Once an organism has ideas, then those ideas can produce actions. the converse is also true, once an organism can have ideas, actions can produce ideas in the organism.
But where are the ideas? The ideas, just as the actions, are embodied by the cellular structures the organism creates. ideas are embodied in neurological structures. Neurological structures, networks of cells, are formed to produce action in the various nodes. The network structure and individual node structure induces functional behavior of those nodes.
Actions, as ideas are also embodied in the nervous systems. For instance, Learning to swing a bat, or to walk, are functional ideas that the nervous system embodies to engage in those actions. A dancer or a gymnast has many more embodied nervous systems structures to engage in a wider variety of motor actions than a toddler. And the dancer has many more ideas about motor actions and how to arrange motor actions and how to move than an ordinary person. Thus the word "arabesque" is an idea that corresponds to specific motor actions for a dancer.
When a multicellular organism is creating and interacting with it's neurological cell structures that instantiate representations, that is when there is a representational simulation system. The organism will continue to respond and interact with molecular level phenomena and many of these phenomena also become inputs and outputs into the neurological structures and show up as ideas and objects in the representational simulation. eg. lightwaves interact in the retinal cells which generate inter cellular signals to neural cells that produce color perception because of the cell structures and cellular structures which instantiate the representations of color. But also, novels can induce experiences that produce a release of adrenaline.
But it is important to understand that the Cellular Stigmergic System instantiates a simulation system. Sensory substitution is a well established process demonstrating that the brain instantiates a simulation of it's environment and can do so from alternate inputs. eg. the experience of "seeing" can be obtained in other ways such as Tactile vision substitution via the tongue. [Cross-modal plasticity revealed by electrotactile stimulation of the tongue in the congenitally blind Maurice Ptito1,2, Solvej M. Moesgaard1, Albert Gjedde1 and Ron Kupers1]
Correspondingly, color blindness is when a wavelength of light produces not retinal cell change and hence the affected cone does not signal other neurons because the wavelength produces no chemical changes in the retinal cell. Because their is no receptive differentiation in the cells, there can be no structural developments to those different wavelengths to discriminate between red and green for instance. It is the structural representation of cellular/sensory inputs which are the representations of colors.

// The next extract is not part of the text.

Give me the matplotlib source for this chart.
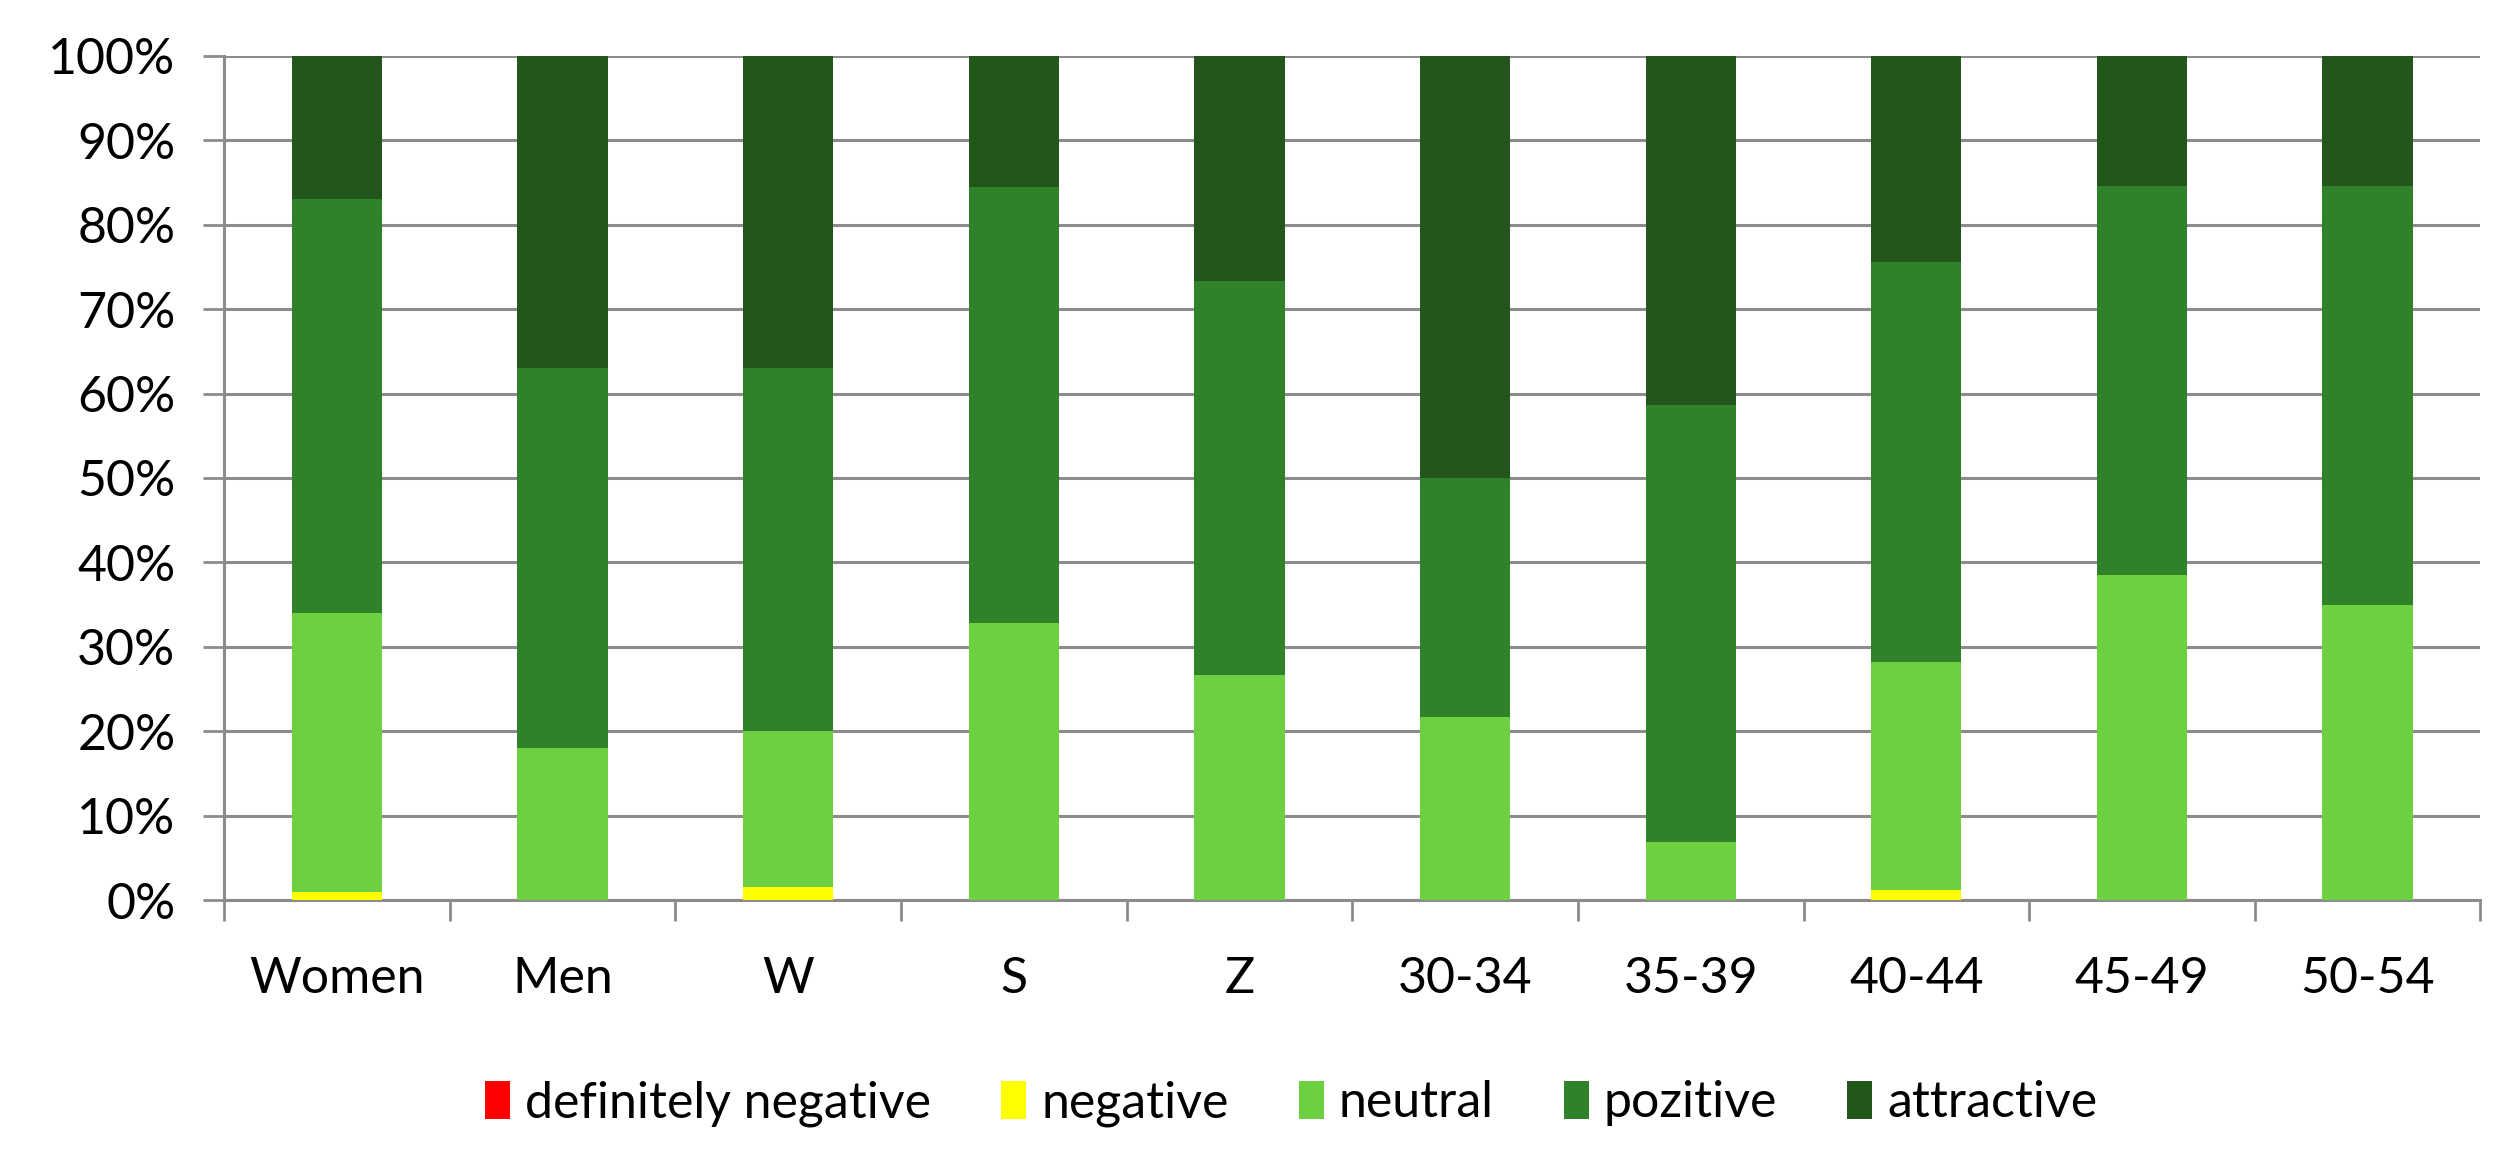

A demonstration of the interplay between the a system of representational simulation and the cellular system would be to test the color perception of painters and artists to the color perception of lay persons. If color perception of artists and lay people is finer and more nuanced do we also see more developed structures in the cortex of these individuals when compared to lay participants? This would demonstrate that the activities of painters and artists developed neurological structures providing greater color perception than the lay person - the simulation processes produces cellular changes in the organism. This kind of phenomena is well documented for language development.